-- START OF DATASET RECORDS --

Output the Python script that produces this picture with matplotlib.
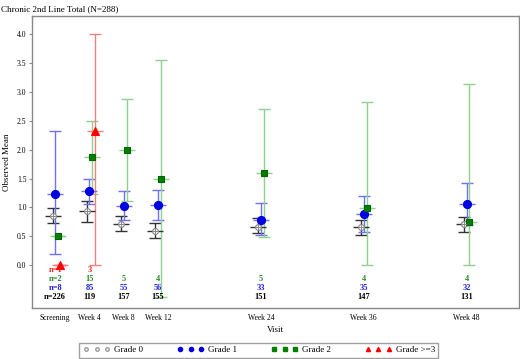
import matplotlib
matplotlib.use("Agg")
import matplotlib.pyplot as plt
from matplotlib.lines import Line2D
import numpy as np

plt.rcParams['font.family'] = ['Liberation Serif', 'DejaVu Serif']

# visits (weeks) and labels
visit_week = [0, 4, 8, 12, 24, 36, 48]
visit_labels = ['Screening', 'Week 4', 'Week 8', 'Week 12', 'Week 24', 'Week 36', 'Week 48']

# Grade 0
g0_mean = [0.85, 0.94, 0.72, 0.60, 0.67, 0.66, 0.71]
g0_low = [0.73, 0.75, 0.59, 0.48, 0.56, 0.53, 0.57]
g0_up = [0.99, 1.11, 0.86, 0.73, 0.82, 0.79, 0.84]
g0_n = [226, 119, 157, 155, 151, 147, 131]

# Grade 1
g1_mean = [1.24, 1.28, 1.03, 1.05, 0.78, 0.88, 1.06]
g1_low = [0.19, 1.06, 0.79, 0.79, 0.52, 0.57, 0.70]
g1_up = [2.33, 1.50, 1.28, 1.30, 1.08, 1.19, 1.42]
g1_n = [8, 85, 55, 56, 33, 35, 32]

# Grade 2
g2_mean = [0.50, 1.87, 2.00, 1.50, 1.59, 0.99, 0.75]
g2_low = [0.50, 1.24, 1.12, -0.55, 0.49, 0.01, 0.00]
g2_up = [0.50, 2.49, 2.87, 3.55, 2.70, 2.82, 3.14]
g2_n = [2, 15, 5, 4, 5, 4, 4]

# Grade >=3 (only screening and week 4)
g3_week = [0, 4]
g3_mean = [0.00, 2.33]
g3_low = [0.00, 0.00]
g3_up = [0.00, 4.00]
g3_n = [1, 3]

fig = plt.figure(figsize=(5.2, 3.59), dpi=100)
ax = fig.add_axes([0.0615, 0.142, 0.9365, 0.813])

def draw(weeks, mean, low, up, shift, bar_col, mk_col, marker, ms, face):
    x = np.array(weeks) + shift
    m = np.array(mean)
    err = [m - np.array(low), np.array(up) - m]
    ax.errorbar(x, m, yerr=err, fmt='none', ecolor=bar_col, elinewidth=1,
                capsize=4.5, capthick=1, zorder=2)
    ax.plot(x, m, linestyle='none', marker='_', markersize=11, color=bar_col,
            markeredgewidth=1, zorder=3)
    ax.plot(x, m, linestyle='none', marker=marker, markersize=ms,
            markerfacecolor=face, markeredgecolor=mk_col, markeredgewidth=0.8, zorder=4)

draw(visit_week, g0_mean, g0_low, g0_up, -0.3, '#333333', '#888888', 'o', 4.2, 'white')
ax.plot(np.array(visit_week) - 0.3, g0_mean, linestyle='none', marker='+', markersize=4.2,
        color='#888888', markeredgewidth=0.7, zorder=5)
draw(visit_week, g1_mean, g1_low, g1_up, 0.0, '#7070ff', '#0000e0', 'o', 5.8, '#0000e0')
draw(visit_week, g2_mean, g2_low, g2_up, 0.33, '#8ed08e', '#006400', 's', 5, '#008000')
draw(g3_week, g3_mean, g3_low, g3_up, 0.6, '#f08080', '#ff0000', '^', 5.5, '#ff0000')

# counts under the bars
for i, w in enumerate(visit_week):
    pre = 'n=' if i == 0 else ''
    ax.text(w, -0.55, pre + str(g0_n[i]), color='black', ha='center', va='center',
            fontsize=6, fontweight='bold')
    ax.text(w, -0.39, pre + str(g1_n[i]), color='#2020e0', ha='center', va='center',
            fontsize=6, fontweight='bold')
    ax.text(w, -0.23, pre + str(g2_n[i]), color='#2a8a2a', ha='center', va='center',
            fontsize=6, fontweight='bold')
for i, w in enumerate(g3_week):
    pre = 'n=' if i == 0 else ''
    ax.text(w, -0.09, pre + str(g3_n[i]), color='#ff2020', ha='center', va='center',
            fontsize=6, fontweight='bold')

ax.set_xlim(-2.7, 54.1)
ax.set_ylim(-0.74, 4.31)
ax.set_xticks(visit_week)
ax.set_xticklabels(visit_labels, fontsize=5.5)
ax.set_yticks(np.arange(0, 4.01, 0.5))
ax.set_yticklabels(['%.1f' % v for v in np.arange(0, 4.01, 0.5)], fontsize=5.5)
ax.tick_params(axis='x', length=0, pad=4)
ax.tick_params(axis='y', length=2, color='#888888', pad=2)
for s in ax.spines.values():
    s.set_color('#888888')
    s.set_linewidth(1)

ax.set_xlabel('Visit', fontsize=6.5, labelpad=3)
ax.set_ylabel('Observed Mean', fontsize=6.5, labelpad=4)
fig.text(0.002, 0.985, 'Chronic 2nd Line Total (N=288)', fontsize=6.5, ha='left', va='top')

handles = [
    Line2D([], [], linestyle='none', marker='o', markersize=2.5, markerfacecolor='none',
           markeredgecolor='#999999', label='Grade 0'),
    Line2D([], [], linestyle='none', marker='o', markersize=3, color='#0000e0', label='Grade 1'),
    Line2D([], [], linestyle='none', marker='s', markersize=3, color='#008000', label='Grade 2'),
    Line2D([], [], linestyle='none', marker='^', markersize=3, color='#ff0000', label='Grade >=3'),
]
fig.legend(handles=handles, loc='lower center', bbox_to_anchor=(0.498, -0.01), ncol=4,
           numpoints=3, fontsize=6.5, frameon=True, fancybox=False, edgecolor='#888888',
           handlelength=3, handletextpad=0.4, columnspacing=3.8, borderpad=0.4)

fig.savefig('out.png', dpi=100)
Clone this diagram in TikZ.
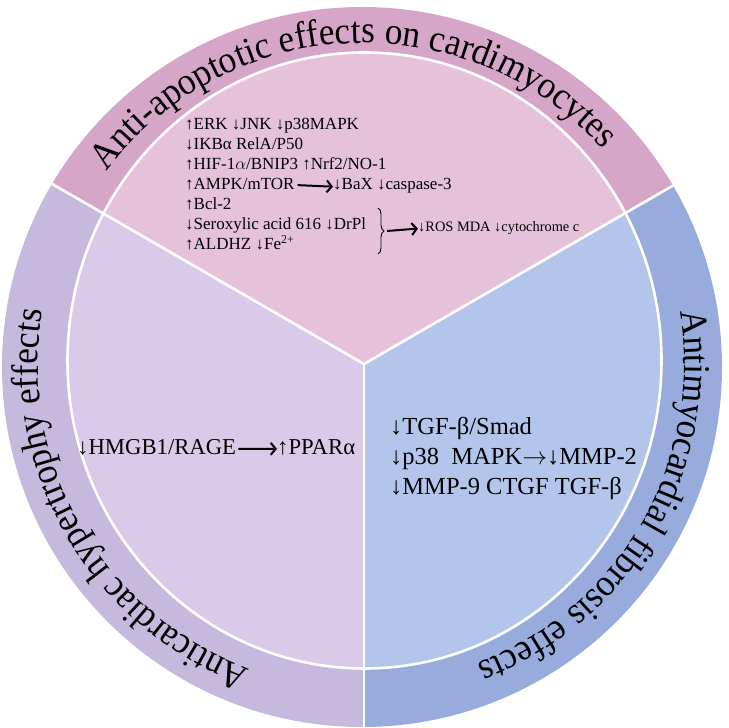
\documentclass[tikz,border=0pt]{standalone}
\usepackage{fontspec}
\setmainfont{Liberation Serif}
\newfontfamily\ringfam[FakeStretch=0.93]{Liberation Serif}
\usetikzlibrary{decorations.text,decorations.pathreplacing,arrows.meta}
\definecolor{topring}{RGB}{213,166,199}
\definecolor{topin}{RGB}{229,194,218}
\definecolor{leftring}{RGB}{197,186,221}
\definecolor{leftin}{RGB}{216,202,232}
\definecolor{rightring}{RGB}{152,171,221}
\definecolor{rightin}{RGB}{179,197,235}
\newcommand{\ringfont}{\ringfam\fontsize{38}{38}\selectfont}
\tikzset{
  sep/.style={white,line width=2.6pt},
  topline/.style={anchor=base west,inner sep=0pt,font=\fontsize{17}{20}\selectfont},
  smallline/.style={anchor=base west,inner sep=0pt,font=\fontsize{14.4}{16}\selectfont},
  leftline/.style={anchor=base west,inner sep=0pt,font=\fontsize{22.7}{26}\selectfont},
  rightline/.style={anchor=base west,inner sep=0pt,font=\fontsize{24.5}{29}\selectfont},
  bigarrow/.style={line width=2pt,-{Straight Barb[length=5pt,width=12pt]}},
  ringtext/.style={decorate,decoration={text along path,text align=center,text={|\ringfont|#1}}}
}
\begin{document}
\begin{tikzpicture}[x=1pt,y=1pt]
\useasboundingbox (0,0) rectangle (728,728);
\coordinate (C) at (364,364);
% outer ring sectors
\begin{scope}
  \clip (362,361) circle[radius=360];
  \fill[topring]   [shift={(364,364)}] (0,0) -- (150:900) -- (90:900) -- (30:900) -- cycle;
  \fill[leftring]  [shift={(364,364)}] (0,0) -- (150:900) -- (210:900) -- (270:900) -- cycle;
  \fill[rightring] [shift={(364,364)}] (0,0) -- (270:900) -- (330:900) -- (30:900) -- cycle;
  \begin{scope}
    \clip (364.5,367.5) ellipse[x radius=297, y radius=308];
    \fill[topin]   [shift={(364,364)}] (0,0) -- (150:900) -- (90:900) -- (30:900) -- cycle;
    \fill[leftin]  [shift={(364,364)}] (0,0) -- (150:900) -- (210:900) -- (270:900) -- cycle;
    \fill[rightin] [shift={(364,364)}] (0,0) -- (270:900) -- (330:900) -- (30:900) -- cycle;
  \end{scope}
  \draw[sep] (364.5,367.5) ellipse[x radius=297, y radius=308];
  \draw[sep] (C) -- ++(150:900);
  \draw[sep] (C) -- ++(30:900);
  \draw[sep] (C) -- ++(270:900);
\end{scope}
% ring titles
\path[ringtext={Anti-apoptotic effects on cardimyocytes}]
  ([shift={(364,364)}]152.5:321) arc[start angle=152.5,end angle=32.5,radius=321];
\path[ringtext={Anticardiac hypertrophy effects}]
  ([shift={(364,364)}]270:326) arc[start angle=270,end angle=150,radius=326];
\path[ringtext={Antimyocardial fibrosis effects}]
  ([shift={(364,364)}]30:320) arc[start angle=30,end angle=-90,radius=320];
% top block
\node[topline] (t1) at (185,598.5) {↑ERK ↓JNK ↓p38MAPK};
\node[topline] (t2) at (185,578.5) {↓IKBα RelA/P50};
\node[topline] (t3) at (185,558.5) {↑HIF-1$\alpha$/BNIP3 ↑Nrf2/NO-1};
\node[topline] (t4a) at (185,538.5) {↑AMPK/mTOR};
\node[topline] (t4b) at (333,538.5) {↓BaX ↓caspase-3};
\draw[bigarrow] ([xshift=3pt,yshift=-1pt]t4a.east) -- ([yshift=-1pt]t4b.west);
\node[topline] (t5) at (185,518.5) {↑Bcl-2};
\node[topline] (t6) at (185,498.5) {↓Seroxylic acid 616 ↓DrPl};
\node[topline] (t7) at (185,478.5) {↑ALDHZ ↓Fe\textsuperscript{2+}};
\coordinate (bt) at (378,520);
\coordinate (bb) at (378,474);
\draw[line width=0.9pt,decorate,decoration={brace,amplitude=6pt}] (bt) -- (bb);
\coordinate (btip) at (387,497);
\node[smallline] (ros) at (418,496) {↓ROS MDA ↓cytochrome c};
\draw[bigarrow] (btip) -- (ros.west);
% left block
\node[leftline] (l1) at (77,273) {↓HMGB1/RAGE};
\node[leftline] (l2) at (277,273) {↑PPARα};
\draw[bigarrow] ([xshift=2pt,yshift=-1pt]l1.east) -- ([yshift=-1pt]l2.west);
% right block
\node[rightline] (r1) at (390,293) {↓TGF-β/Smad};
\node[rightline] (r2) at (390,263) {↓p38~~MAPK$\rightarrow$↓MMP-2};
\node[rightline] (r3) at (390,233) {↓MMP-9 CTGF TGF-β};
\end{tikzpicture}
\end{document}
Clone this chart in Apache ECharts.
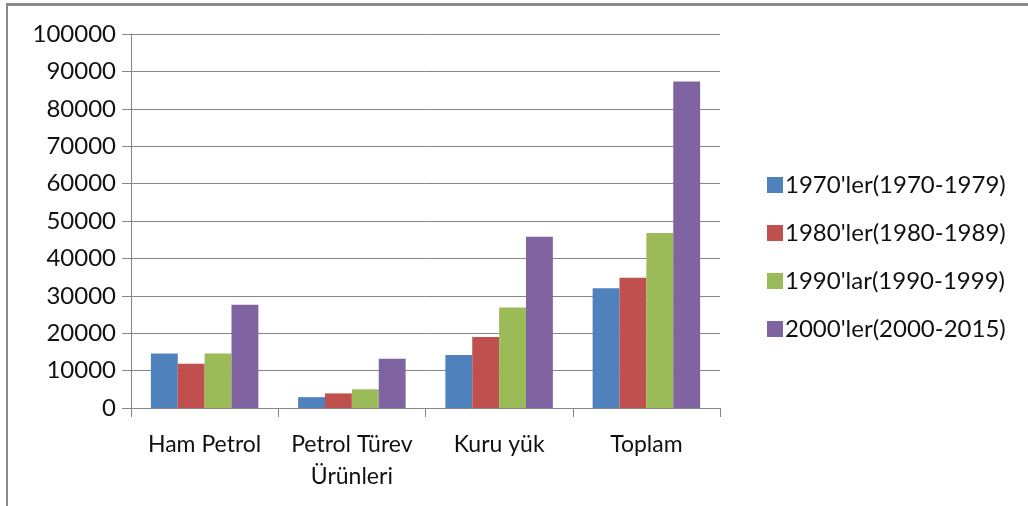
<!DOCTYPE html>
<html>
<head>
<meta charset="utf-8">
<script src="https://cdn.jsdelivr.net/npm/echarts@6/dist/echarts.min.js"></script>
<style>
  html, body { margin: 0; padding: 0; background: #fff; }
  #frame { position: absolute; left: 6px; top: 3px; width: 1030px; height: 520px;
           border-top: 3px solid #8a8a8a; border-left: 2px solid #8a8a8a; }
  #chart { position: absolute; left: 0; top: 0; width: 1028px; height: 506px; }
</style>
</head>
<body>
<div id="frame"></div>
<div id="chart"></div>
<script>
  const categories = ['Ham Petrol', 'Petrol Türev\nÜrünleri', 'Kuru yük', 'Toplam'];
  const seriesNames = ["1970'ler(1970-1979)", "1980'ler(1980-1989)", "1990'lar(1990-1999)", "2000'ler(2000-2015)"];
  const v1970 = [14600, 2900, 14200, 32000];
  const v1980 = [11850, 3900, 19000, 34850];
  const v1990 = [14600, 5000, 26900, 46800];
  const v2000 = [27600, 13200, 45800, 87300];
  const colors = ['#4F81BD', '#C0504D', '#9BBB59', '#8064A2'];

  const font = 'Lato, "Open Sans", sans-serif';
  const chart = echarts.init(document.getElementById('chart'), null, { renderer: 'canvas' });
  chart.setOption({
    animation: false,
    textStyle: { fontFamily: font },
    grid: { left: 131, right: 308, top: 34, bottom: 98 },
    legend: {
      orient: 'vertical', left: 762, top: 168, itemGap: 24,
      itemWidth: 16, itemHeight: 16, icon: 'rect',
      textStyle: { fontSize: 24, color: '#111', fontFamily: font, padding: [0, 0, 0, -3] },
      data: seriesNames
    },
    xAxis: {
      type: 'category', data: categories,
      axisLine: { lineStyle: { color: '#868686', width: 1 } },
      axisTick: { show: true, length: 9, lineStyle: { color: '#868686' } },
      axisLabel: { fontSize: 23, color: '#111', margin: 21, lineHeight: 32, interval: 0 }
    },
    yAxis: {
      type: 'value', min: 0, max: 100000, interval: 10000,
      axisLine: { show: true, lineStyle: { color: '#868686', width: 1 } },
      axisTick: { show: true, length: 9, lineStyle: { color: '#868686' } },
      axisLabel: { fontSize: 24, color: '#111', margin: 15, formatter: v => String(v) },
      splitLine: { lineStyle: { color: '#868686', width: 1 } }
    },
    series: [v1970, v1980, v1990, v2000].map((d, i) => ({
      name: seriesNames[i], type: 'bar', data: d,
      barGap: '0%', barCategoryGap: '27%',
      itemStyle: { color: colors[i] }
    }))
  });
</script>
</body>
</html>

-- END OF DATASET RECORDS --

AIM OF THE TASK:
All lines holding the word "this" should be picked out and copied.

SOLUTION TO THE PROBLEM:
Output the Python script that produces this picture with matplotlib.
Clone this diagram in TikZ.
Clone this chart in Apache ECharts.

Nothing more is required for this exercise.